A run of records:

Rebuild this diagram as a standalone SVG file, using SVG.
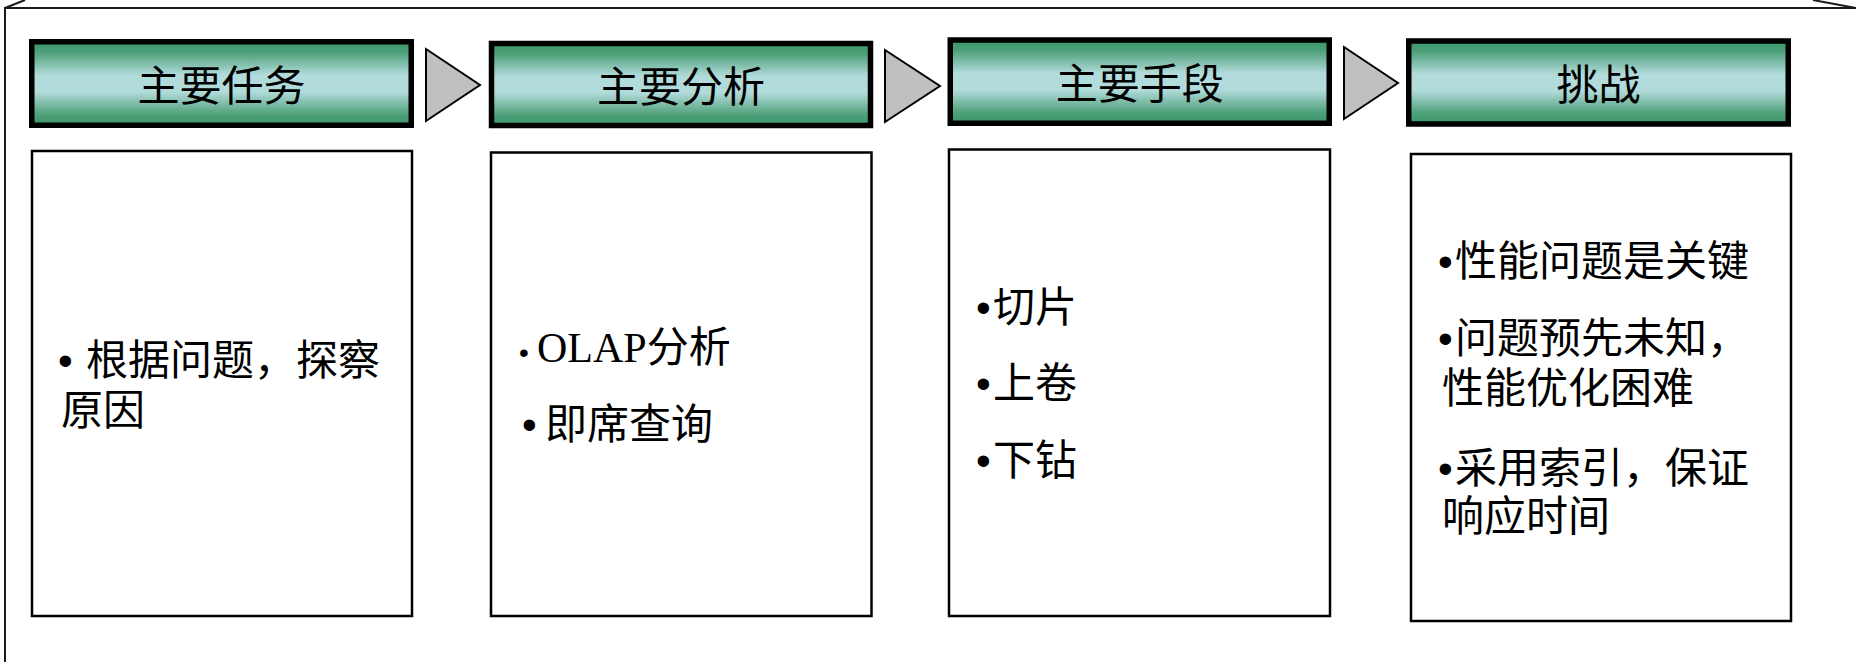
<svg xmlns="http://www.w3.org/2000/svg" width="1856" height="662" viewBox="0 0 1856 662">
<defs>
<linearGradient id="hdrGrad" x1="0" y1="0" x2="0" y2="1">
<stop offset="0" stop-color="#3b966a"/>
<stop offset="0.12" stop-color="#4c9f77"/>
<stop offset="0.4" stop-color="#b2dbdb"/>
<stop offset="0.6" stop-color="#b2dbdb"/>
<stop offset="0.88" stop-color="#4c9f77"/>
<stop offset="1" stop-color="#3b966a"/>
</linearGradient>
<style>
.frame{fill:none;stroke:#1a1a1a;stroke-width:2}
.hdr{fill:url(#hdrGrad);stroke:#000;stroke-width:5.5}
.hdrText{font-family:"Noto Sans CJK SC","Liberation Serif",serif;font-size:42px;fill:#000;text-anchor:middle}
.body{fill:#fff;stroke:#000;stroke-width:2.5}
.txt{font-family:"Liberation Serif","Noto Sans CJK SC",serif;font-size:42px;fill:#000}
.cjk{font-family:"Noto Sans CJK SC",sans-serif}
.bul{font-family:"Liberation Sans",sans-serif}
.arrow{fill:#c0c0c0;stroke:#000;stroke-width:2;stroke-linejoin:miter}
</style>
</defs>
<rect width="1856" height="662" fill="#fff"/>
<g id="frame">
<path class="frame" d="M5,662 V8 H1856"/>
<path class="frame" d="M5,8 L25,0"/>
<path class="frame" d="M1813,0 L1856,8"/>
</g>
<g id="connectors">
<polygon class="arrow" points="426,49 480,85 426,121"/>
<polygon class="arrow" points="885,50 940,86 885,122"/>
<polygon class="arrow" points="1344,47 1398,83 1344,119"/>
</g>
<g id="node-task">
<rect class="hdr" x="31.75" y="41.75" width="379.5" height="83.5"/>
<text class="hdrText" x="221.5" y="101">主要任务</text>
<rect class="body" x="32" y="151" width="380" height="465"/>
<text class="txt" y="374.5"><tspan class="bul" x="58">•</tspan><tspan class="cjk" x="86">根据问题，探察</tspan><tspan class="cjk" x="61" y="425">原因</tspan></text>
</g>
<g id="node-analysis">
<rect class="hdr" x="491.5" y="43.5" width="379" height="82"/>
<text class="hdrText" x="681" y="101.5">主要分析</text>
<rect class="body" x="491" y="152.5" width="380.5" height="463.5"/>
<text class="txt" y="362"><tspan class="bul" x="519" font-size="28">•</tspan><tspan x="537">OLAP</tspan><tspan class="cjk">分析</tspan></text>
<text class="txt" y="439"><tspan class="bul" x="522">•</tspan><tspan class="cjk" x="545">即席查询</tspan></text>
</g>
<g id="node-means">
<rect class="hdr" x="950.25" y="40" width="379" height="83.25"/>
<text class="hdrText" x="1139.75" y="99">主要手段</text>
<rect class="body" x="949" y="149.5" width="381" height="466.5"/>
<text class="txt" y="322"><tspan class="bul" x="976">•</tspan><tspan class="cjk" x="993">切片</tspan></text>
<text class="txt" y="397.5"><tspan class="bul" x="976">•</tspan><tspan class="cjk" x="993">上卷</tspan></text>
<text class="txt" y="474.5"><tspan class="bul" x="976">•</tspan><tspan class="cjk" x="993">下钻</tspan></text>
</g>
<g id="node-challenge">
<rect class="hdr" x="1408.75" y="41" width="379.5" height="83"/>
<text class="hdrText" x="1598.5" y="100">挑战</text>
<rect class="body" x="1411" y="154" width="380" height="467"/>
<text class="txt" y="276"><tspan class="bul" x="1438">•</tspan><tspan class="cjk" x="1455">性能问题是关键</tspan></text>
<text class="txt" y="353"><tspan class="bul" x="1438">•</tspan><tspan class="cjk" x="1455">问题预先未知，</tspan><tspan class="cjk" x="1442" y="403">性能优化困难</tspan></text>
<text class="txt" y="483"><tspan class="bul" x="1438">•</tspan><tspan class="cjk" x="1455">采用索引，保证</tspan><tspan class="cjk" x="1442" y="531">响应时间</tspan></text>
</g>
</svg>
--
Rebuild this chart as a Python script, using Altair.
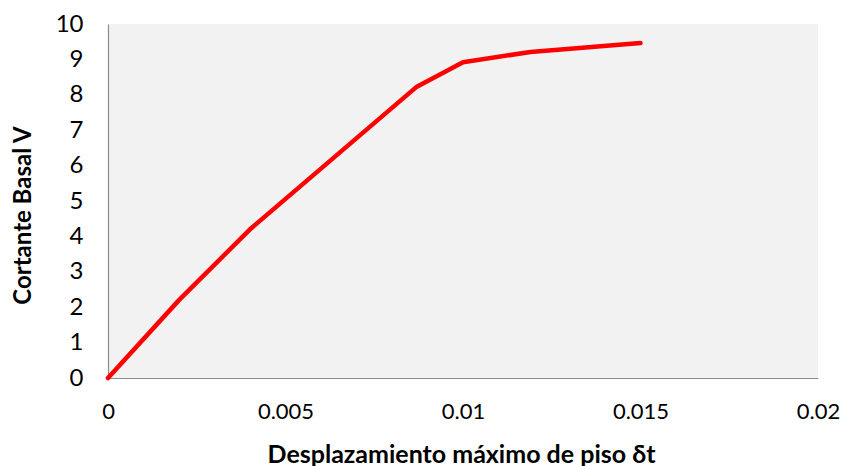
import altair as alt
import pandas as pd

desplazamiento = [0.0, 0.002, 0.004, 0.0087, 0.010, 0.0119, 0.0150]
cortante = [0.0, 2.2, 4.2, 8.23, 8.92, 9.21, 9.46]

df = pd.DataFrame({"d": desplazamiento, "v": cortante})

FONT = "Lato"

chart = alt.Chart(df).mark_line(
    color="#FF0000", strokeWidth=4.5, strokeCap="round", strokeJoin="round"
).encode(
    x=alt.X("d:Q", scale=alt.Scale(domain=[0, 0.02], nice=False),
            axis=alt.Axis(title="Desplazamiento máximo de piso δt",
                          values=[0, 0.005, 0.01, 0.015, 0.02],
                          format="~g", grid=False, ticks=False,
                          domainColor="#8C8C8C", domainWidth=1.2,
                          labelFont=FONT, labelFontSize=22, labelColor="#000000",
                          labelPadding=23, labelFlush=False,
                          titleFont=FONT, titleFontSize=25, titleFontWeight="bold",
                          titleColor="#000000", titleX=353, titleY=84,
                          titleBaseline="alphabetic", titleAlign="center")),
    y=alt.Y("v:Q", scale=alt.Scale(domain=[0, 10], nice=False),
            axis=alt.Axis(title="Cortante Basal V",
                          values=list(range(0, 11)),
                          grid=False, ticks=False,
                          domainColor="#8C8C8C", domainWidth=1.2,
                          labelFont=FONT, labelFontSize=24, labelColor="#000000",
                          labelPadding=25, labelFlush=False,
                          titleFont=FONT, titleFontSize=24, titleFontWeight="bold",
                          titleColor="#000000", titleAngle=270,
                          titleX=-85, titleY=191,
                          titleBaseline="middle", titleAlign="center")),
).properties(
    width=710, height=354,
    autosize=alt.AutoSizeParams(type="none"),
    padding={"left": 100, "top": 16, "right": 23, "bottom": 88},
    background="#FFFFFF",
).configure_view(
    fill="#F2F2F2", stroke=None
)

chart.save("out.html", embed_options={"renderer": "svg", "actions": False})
--
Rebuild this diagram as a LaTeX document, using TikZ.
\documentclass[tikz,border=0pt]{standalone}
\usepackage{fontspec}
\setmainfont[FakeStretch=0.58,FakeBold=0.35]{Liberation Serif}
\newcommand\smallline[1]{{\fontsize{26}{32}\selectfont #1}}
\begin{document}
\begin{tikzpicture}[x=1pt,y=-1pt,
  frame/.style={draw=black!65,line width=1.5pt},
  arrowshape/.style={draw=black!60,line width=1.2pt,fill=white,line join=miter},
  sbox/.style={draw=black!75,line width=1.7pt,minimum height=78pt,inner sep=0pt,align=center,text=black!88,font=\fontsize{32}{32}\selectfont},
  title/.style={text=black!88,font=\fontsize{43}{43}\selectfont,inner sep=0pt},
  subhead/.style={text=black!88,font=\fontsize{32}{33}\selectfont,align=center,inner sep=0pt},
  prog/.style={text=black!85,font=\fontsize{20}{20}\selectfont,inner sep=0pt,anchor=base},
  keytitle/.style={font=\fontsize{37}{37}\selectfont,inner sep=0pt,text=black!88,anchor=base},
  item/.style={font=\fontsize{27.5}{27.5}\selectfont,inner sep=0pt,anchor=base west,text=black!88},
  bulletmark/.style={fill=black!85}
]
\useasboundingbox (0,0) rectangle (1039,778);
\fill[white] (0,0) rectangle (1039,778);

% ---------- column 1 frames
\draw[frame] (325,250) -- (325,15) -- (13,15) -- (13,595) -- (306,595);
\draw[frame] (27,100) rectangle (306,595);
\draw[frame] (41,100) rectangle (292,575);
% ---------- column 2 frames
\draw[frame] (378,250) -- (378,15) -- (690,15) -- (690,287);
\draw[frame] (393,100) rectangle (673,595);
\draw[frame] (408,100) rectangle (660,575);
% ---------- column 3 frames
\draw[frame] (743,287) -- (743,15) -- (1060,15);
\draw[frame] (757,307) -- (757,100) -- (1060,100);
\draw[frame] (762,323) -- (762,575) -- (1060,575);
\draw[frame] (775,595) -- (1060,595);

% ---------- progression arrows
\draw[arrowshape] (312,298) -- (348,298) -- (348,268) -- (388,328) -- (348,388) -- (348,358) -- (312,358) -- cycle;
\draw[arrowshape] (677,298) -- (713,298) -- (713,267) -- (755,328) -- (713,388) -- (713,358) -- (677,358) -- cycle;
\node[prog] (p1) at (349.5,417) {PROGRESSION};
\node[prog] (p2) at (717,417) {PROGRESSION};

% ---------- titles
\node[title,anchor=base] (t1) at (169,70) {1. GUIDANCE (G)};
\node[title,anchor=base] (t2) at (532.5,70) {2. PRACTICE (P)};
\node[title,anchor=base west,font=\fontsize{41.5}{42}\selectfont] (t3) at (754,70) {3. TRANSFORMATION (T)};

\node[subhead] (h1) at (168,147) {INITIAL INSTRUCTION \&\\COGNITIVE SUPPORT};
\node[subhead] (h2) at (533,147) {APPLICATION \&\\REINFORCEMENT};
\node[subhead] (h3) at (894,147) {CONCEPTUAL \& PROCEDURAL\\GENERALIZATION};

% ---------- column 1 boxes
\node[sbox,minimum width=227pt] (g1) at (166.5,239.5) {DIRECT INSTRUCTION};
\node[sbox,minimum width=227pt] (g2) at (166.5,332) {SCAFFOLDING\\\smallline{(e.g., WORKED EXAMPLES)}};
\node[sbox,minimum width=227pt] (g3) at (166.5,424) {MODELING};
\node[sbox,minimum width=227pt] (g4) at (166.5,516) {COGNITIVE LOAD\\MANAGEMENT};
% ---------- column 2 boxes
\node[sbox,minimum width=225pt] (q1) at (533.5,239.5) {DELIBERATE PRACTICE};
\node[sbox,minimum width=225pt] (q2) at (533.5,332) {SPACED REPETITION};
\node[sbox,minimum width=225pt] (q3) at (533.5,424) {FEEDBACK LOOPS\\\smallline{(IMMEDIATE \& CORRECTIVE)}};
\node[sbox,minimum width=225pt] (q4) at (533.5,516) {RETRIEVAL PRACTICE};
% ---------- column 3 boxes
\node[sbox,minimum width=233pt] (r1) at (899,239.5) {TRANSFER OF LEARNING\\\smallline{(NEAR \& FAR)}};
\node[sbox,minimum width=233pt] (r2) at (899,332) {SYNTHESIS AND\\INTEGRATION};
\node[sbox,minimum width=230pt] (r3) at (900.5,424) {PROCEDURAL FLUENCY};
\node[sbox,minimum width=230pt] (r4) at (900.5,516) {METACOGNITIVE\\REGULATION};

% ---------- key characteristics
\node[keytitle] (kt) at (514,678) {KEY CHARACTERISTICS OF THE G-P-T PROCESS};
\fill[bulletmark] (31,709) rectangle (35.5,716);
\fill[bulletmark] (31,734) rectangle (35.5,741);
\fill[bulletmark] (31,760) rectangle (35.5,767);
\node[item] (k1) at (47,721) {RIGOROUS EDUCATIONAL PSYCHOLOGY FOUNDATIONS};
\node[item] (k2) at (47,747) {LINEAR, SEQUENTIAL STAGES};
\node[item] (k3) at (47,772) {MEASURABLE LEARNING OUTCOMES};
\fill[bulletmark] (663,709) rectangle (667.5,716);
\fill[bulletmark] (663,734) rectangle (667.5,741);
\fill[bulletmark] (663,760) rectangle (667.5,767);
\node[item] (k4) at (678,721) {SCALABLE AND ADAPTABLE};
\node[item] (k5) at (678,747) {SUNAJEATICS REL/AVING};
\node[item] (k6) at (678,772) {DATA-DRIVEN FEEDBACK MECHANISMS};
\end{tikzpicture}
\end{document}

> _WRITTEN INSTRUCTION_:
Retype only what lies between the line bearing "Rebuild this diagram as a LaTeX" and the line bearing "(p2) at (717,417)", keeping both of those lines.

> _CORRECT OUTPUT_:
Rebuild this diagram as a LaTeX document, using TikZ.
\documentclass[tikz,border=0pt]{standalone}
\usepackage{fontspec}
\setmainfont[FakeStretch=0.58,FakeBold=0.35]{Liberation Serif}
\newcommand\smallline[1]{{\fontsize{26}{32}\selectfont #1}}
\begin{document}
\begin{tikzpicture}[x=1pt,y=-1pt,
  frame/.style={draw=black!65,line width=1.5pt},
  arrowshape/.style={draw=black!60,line width=1.2pt,fill=white,line join=miter},
  sbox/.style={draw=black!75,line width=1.7pt,minimum height=78pt,inner sep=0pt,align=center,text=black!88,font=\fontsize{32}{32}\selectfont},
  title/.style={text=black!88,font=\fontsize{43}{43}\selectfont,inner sep=0pt},
  subhead/.style={text=black!88,font=\fontsize{32}{33}\selectfont,align=center,inner sep=0pt},
  prog/.style={text=black!85,font=\fontsize{20}{20}\selectfont,inner sep=0pt,anchor=base},
  keytitle/.style={font=\fontsize{37}{37}\selectfont,inner sep=0pt,text=black!88,anchor=base},
  item/.style={font=\fontsize{27.5}{27.5}\selectfont,inner sep=0pt,anchor=base west,text=black!88},
  bulletmark/.style={fill=black!85}
]
\useasboundingbox (0,0) rectangle (1039,778);
\fill[white] (0,0) rectangle (1039,778);

% ---------- column 1 frames
\draw[frame] (325,250) -- (325,15) -- (13,15) -- (13,595) -- (306,595);
\draw[frame] (27,100) rectangle (306,595);
\draw[frame] (41,100) rectangle (292,575);
% ---------- column 2 frames
\draw[frame] (378,250) -- (378,15) -- (690,15) -- (690,287);
\draw[frame] (393,100) rectangle (673,595);
\draw[frame] (408,100) rectangle (660,575);
% ---------- column 3 frames
\draw[frame] (743,287) -- (743,15) -- (1060,15);
\draw[frame] (757,307) -- (757,100) -- (1060,100);
\draw[frame] (762,323) -- (762,575) -- (1060,575);
\draw[frame] (775,595) -- (1060,595);

% ---------- progression arrows
\draw[arrowshape] (312,298) -- (348,298) -- (348,268) -- (388,328) -- (348,388) -- (348,358) -- (312,358) -- cycle;
\draw[arrowshape] (677,298) -- (713,298) -- (713,267) -- (755,328) -- (713,388) -- (713,358) -- (677,358) -- cycle;
\node[prog] (p1) at (349.5,417) {PROGRESSION};
\node[prog] (p2) at (717,417) {PROGRESSION};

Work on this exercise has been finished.